Multifamily real estate was one of the big surprises of 2011, and analysts are expecting big things of the sector in 2012.
Fannie, the largest single participant in multifamily mortgage debt, is anticipating a 30 percent jump in multifamily housing starts in 2012, according to recent estimations. Starts could increase from 178,000 in 2011 to 231,000 in 2012 and then 278,000 in 2013.
And Fannie is shaping its business around those projections. According to the Federal Reserve’s latest Flow of Funds report, the GSE made up 21.2 percent of the Q4 2011 multifamily mortgage debt, and as a result, it grew at a 4.8 percent annualized rate during the quarter to $178.6 billion, its most impressive quarter of the year.
In addition, Freddie Mac accounts for 12.2 percent of the market, and for the seventh consecutive quarter, Ginnie Mae was the fastest growing participant in the market, increasing is balance at an 18 percent annualized rate that totaled $60.6 billion.
Government entities, though, are far from the only mortgage servicers joining the multifamily party. Even though Fannie, Freddie and the FHA hit their highest volumes ever for multifamily loans in 2011, their total market share has declined from 85 percent in 2009 to 63 percent in 2010 and 57 percent in 2011. As the MBA explained in the 2011 Commercial Real Estate/Multifamily Finance: Annual Origination Volume Summation, multifamily, at $77.4 billion, was by far the most active segment of the report, with only office properties, at $34.4 billion, even coming close.
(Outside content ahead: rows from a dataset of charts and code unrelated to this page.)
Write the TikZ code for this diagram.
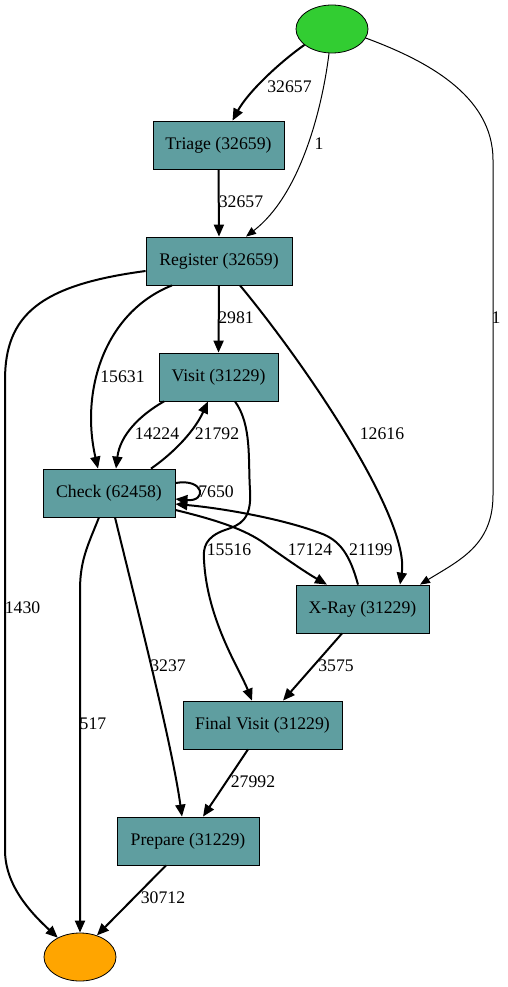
\documentclass[tikz,border=0pt]{standalone}
\usepackage{fontspec}
\setmainfont{Liberation Serif}
\usetikzlibrary{shapes.geometric,arrows.meta,calc}
\definecolor{cadet}{HTML}{5F9EA0}
\definecolor{limeg}{HTML}{32CD32}
\definecolor{orng}{HTML}{FFA500}
\begin{document}
\begin{tikzpicture}[x=1pt,y=-1pt,
 box/.style={draw=black, line width=0.8pt, fill=cadet, minimum height=48pt, inner sep=0pt, font=\fontsize{17.7}{20}\selectfont},
 lbl/.style={inner sep=0pt, font=\fontsize{17.7}{20}\selectfont},
 ell/.style={ellipse, draw=black, line width=0.8pt, minimum width=72pt, minimum height=48pt, inner sep=0pt},
 heavy/.style={line width=2pt, -{Triangle[length=12pt,width=10pt]}},
 light/.style={line width=1pt, -{Triangle[length=10pt,width=8pt]}}]
\useasboundingbox (0,0) rectangle (508,987);
\node[ell, fill=limeg] (start) at (332,29) {};
\node[box, minimum width=131pt] (triage) at (218.5,145) {Triage (32659)};
\node[box, minimum width=146pt] (reg) at (219,261) {Register (32659)};
\node[box, minimum width=119pt] (visit) at (218.5,377) {Visit (31229)};
\node[box, minimum width=132pt] (check) at (109,493) {Check (62458)};
\node[box, minimum width=133pt] (xray) at (362.5,609) {X-Ray (31229)};
\node[box, minimum width=159pt] (final) at (262.5,725) {Final Visit (31229)};
\node[box, minimum width=142pt] (prep) at (188,841) {Prepare (31229)};
\node[ell, fill=orng] (endn) at (80,957) {};
% edges
\draw[heavy] (start.210) .. controls (280,62) and (248,92) .. ([xshift=14pt]triage.north);
\draw[light] (start.263) .. controls (322,110) and (300,195) .. ([xshift=27pt]reg.north);
\draw[light] (start.-15) .. controls (425,60) and (493,95) .. (493,160) -- (493,495) .. controls (493,545) and (460,560) .. ([xshift=57.5pt]xray.north);
\draw[heavy] (triage.south) -- (reg.north);
\draw[heavy] (reg.south) -- (visit.north);
\draw[heavy] ([xshift=-47pt]reg.south) .. controls (105,312) and (80,390) .. ([xshift=-11pt]check.north);
\draw[heavy] ([xshift=21pt]reg.south) .. controls (310,370) and (410,520) .. ([xshift=37.5pt]xray.north);
\draw[heavy] ([yshift=-10pt]reg.west) .. controls (40,285) and (5,315) .. (5,380) -- (5,850) .. controls (5,885) and (30,912) .. (endn.139);
\draw[heavy] ([xshift=-54.5pt]visit.south) .. controls (140,415) and (120,435) .. ([xshift=7pt]check.north);
\draw[heavy] ([xshift=42pt]check.north) .. controls (175,452) and (195,430) .. ([xshift=-10.5pt]visit.south);
\draw[heavy] ([xshift=16.5pt]visit.south) .. controls (252,425) and (248,460) .. (250,490) .. controls (252,520) and (240,525) .. (225,530) .. controls (205,537) and (203,548) .. (204,560) .. controls (207,620) and (240,670) .. ([xshift=-10.5pt]final.north);
\draw[heavy] ([yshift=10pt]check.east) .. controls (205,478) and (207,502) .. ([yshift=-6pt]check.east);
\draw[heavy] ([yshift=-17pt]check.east) .. controls (225,522) and (250,532) .. (268,546) .. controls (285,558) and (305,572) .. ([xshift=-35.5pt]xray.north);
\draw[heavy] ([xshift=-4.5pt]xray.north) .. controls (350,555) and (340,540) .. (320,533) .. controls (280,518) and (220,508) .. ([yshift=-11pt]check.east);
\draw[heavy] ([xshift=-10pt]check.south) .. controls (88,545) and (80,560) .. (80,590) -- (endn.north);
\draw[heavy] ([xshift=6pt]check.south) .. controls (140,620) and (172,745) .. ([xshift=-6pt]prep.north);
\draw[heavy] ([xshift=-20.5pt]xray.south) -- ([xshift=20.5pt]final.north);
\draw[heavy] ([xshift=-14.5pt]final.south) -- ([xshift=15pt]prep.north);
\draw[heavy] ([xshift=-22pt]prep.south) -- (endn.52);
% labels
\node[lbl] (l1) at (289.5,87) {32657};
\node[lbl] (l2) at (319,144) {1};
\node[lbl] (l3) at (496,318) {1};
\node[lbl] (l4) at (241,202) {32657};
\node[lbl] (l5) at (236,318) {2981};
\node[lbl] (l6) at (122.5,377) {15631};
\node[lbl] (l7) at (382,434) {12616};
\node[lbl] (l8) at (22.5,608) {1430};
\node[lbl] (l9) at (157,434) {14224};
\node[lbl] (l10) at (217,434) {21792};
\node[lbl] (l11) at (229,550) {15516};
\node[lbl] (l12) at (216,492) {7650};
\node[lbl] (l13) at (310,550) {17124};
\node[lbl] (l14) at (371,550) {21199};
\node[lbl] (l15) at (93,724) {517};
\node[lbl] (l16) at (168,666) {3237};
\node[lbl] (l17) at (336,666) {3575};
\node[lbl] (l18) at (253,782) {27992};
\node[lbl] (l19) at (163,898) {30712};
\end{tikzpicture}
\end{document}
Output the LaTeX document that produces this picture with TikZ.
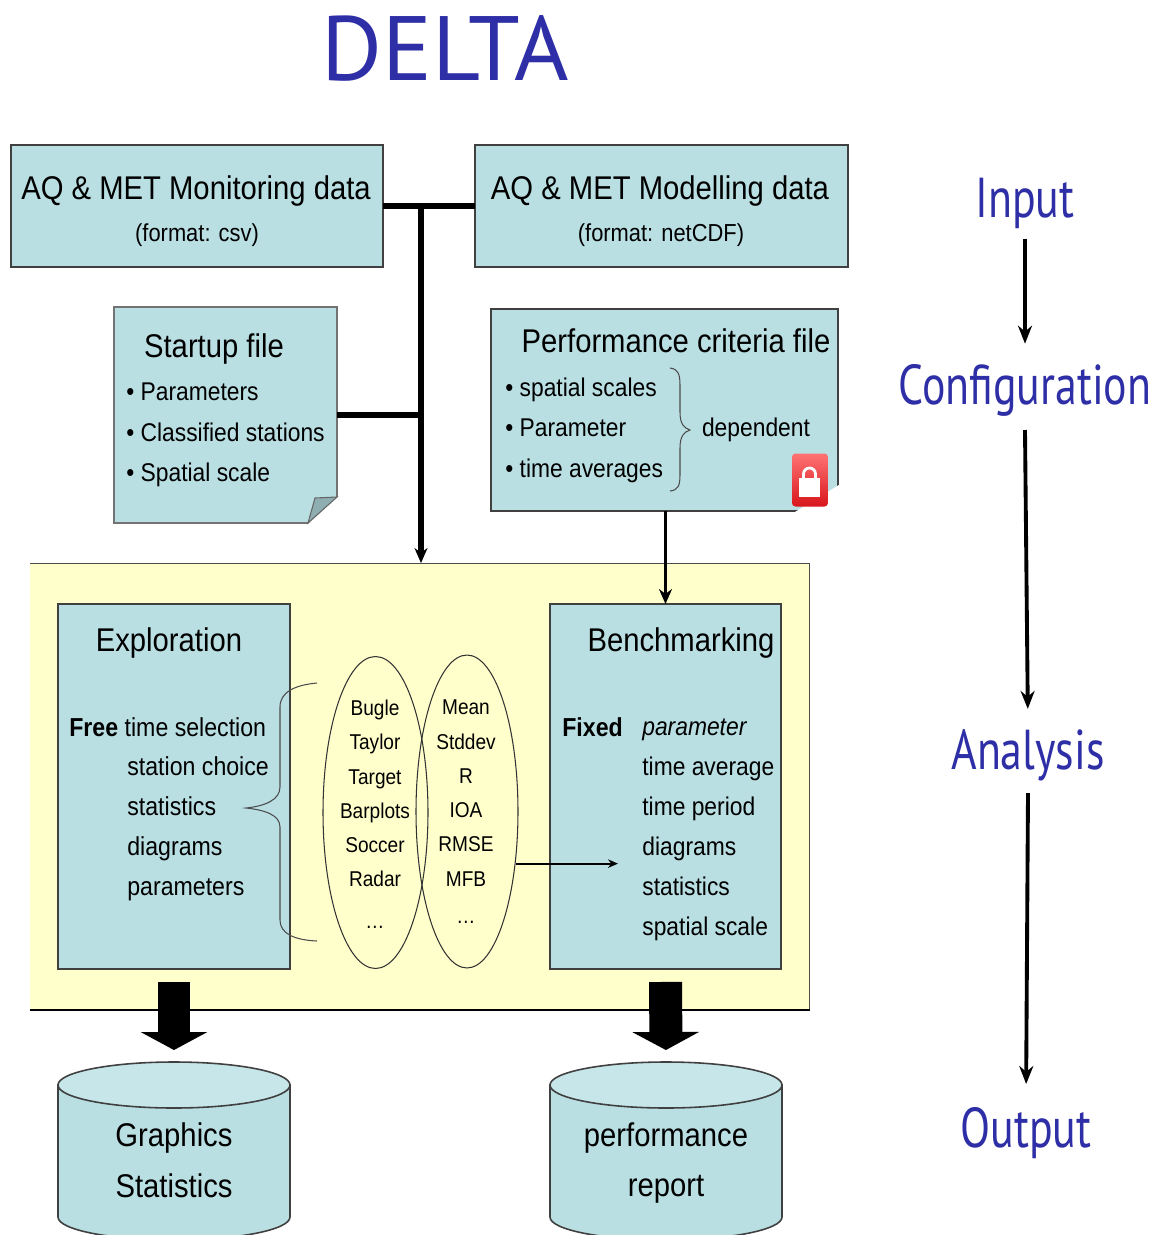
\documentclass[tikz,border=0pt]{standalone}
\usepackage{fontspec}
\setmainfont[FakeStretch=0.89]{Liberation Sans}
\newfontfamily\handfont[FakeStretch=0.78]{PT Sans}
\newfontfamily\headfont[FakeStretch=1.02]{PT Sans}
\usetikzlibrary{shapes,arrows,arrows.meta,positioning}
\definecolor{boxcyan}{HTML}{B9DFE3}
\definecolor{capcyan}{HTML}{C6E6E9}
\definecolor{panelyellow}{HTML}{FFFFCC}
\definecolor{handblue}{HTML}{2E2EA6}
\definecolor{foldgrey}{HTML}{8FAEB2}
\definecolor{lockred}{HTML}{D8161C}
\newcommand{\bigfont}{\fontsize{18.7}{22}\selectfont}
\newcommand{\subfont}{\fontsize{14}{18}\selectfont}
\newcommand{\listfont}{\fontsize{14.6}{23}\selectfont}
\newcommand{\stagefont}{\fontsize{14.8}{22.7}\selectfont}
\newcommand{\ellfont}{\fontsize{12.2}{19.5}\selectfont}
\begin{document}
\begin{tikzpicture}[x=0.02cm, y=-0.02cm,
    box/.style={rectangle, draw=black!75, fill=boxcyan, line width=0.9pt, inner sep=0pt, outer sep=0pt},
    blob/.style={ellipse, draw=black!80, line width=0.6pt, inner sep=0pt, minimum width=2.1cm, minimum height=6.24cm},
    store/.style={rectangle, inner sep=0pt, outer sep=0pt, minimum width=4.64cm, minimum height=3.56cm},
    storeline/.style={draw=black!75, line width=0.9pt},
    title/.style={font=\bigfont, inner sep=0pt},
    items/.style={font=\listfont, align=left, anchor=west, inner sep=0pt},
    stage/.style={font=\stagefont, align=left, anchor=west, inner sep=0pt},
    names/.style={font=\ellfont, align=center, inner sep=0pt},
    hand/.style={font=\handfont\fontsize{32}{36}\selectfont, text=handblue, inner sep=0pt},
    feed/.style={line width=3.2pt},
    arrow/.style={-{Stealth[length=0.3cm, width=0.26cm]}, line width=3pt},
    thin arrow/.style={-{Stealth[length=0.2cm, width=0.17cm]}, line width=1pt},
    flow/.style={-{Triangle[width=1.32cm, length=0.36cm]}, line width=0.66cm},
    stagearrow/.style={-{Stealth[length=0.36cm, width=0.28cm]}, line width=2.2pt},
    curly/.style={draw=black!70, line width=0.6pt}
]
    \clip (0,0) rectangle (1159,1235);

    \node[hand, font=\headfont\fontsize{52}{56}\selectfont] (delta) at (445,48) {DELTA};

    % input boxes
    \node[box, minimum width=7.44cm, minimum height=2.44cm] (monitoring) at (197,206) {};
    \node[title] (monitoringtxt) at (196,191) {AQ \& MET Monitoring data};
    \node[font=\subfont, inner sep=0pt] (monitoringfmt) at (197,235) {(format: csv)};
    \node[box, minimum width=7.46cm, minimum height=2.44cm] (modelling) at (661.5,206) {};
    \node[title] (modellingtxt) at (660,191) {AQ \& MET Modelling data};
    \node[font=\subfont, inner sep=0pt] (modellingfmt) at (661,235) {(format: netCDF)};

    % startup note
    \node[box, draw=black!55, minimum width=4.46cm, minimum height=4.32cm] (startup) at (225.5,415) {};
    \fill[white] (337.8,497) -- (337.8,524) -- (308,524) -- cycle;
    \draw[black!60, fill=foldgrey, line width=0.6pt] (337,497) -- (315,498) -- (308,523) -- cycle;
    \node[title] (startuptxt) at (214,349) {Startup file};
    \node[items] (startuplist) at (126,435) {\textbullet\ Parameters\\\textbullet\ Classified stations\\\textbullet\ Spatial scale};

    % criteria note
    \node[box, minimum width=6.94cm, minimum height=4.04cm] (criteria) at (664.5,410) {};
    \fill[white] (838.8,485) -- (838.8,512) -- (795,512) -- cycle;
    \node[title] (criteriatxt) at (676,341) {Performance criteria file};
    \node[items] (criterialist) at (505,430) {\textbullet\ spatial scales\\\textbullet\ Parameter\\\textbullet\ time averages};
    \draw[curly] (670,368) .. controls (678,369) and (680,374) .. (680,385) -- (680,412) .. controls (680,424) and (684,428) .. (690,430) .. controls (684,432) and (680,436) .. (680,448) -- (680,475) .. controls (680,486) and (678,490) .. (670,491);
    \node[font=\listfont, inner sep=0pt] (dependent) at (756,430) {dependent};
    \node[rectangle, rounded corners=2pt, top color=red!55!white, bottom color=lockred, minimum width=0.72cm, minimum height=1.06cm, inner sep=0pt] (lock) at (810,480) {};
    \draw[white, line width=1.6pt] (803.5,479) -- (803.5,474) arc[start angle=180, end angle=0, x radius=6, y radius=-6] -- (815.5,479);
    \fill[white] (799,478) rectangle (820,497);

    % working panel
    \node[rectangle, fill=panelyellow, minimum width=15.6cm, minimum height=8.94cm, inner sep=0pt, outer sep=0pt] (panel) at (420,786.5) {};
    \draw[black!70, line width=0.6pt] (panel.north west) -- (panel.north east) -- (panel.south east);
    \draw[line width=1.1pt] (panel.south west) -- (panel.south east);

    \node[box, minimum width=4.64cm, minimum height=7.3cm] (explore) at (174,786.5) {};
    \node[title] (exploretxt) at (169,643) {Exploration};
    \node[stage] (freelist) at (69,727) {\textbf{Free} time selection};
    \node[stage] (explorelist) at (127,829) {station choice\\statistics\\diagrams\\parameters};

    \node[box, minimum width=4.62cm, minimum height=7.3cm] (bench) at (665.5,786.5) {};
    \node[title] (benchtxt) at (681,643) {Benchmarking};
    \node[stage] (fixedtxt) at (562,727) {\textbf{Fixed}};
    \node[stage, font=\fontsize{14.6}{22.7}\selectfont] (benchlist) at (642,830) {\textit{parameter}\\time average\\time period\\diagrams\\statistics\\spatial scale};

    \draw[curly] (317,683) .. controls (295,685) and (280,692) .. (280,707) -- (280,787) .. controls (280,800) and (265,806) .. (246,808) .. controls (265,810) and (280,815) .. (280,827) -- (280,920) .. controls (280,934) and (295,940) .. (317,941);

    \node[blob] (diagrams) at (375.5,812.5) {};
    \node[blob, minimum width=2.04cm, minimum height=6.26cm] (measures) at (467,811.5) {};
    \node[names] (diagramnames) at (375,814) {Bugle\\Taylor\\Target\\Barplots\\Soccer\\Radar\\[4pt]\dots};
    \node[names] (measurenames) at (466,812) {Mean\\Stddev\\R\\IOA\\RMSE\\MFB\\[2pt]\dots};

    % outputs
    \node[store] (graphics) at (174,1151) {};
    \draw[storeline, fill=boxcyan] (58,1085) -- (58,1217) arc[start angle=180, end angle=360, x radius=116, y radius=-23] -- (290,1085) -- cycle;
    \draw[storeline, fill=capcyan] (174,1085) ellipse [x radius=116, y radius=23];
    \node[title, align=center, font=\fontsize{18.7}{29}\selectfont] (graphicstxt) at (174,1160) {Graphics\\Statistics};
    \node[store] (report) at (666,1151) {};
    \draw[storeline, fill=boxcyan] (550,1085) -- (550,1217) arc[start angle=180, end angle=360, x radius=116, y radius=-23] -- (782,1085) -- cycle;
    \draw[storeline, fill=capcyan] (666,1085) ellipse [x radius=116, y radius=23];
    \node[title, align=center, font=\fontsize{18.7}{29}\selectfont] (reporttxt) at (666,1163) {performance\\report};

    % connectors
    \coordinate (junction) at (421,206);
    \coordinate (statsin) at (618,862);
    \draw[feed] (monitoring) -- (modelling);
    \draw[feed] (startup) -- (startup -| junction);
    \draw[arrow] (junction) -- (panel.north -| junction);
    \draw[arrow, line width=1.8pt] (criteria.south -| bench.north) -- (bench.north);
    \draw[thin arrow] (measures.-47) -- (measures.-47 -| statsin);
    \draw[flow, shorten <=0.26cm, shorten >=0.24cm] (explore.south) -- (graphics.north);
    \draw[flow, shorten <=0.26cm, shorten >=0.24cm] (bench.south) -- (report.north);

    % stages
    \node[hand] (input) at (1025,203) {Input};
    \node[hand] (config) at (1025,390) {Configuration};
    \node[hand] (analysis) at (1028,755) {Analysis};
    \node[hand] (output) at (1026,1133) {Output};
    \draw[stagearrow, shorten <=0.2cm, shorten >=0.4cm] (input.south) -- (config.north);
    \draw[stagearrow, shorten >=0.4cm] (config) ++(0,40) -- (analysis.north);
    \draw[stagearrow, shorten >=0.46cm] (analysis) ++(0,38) -- (output.north);
\end{tikzpicture}
\end{document}
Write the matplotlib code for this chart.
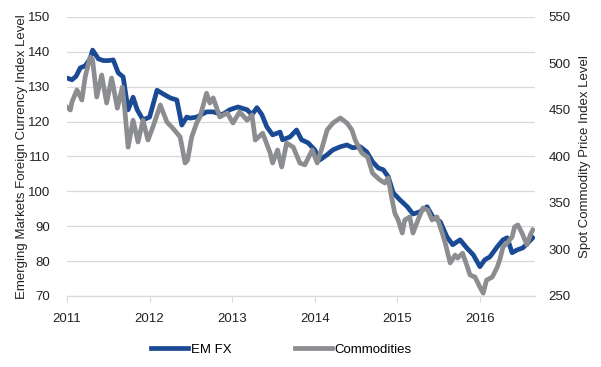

All in all it’s been an extraordinarily positive year thus far for multifamily. In March, the National Association of Home Builders’ Multifamily Production Index increased for the sixth consecutive quarter, reaching its highest level since the fourth quarter of 2005, and the Architecture Billings Index, a leading economic indicator of future construction activity, was positive in March, and multifamily billings were among the strongest segments of the index.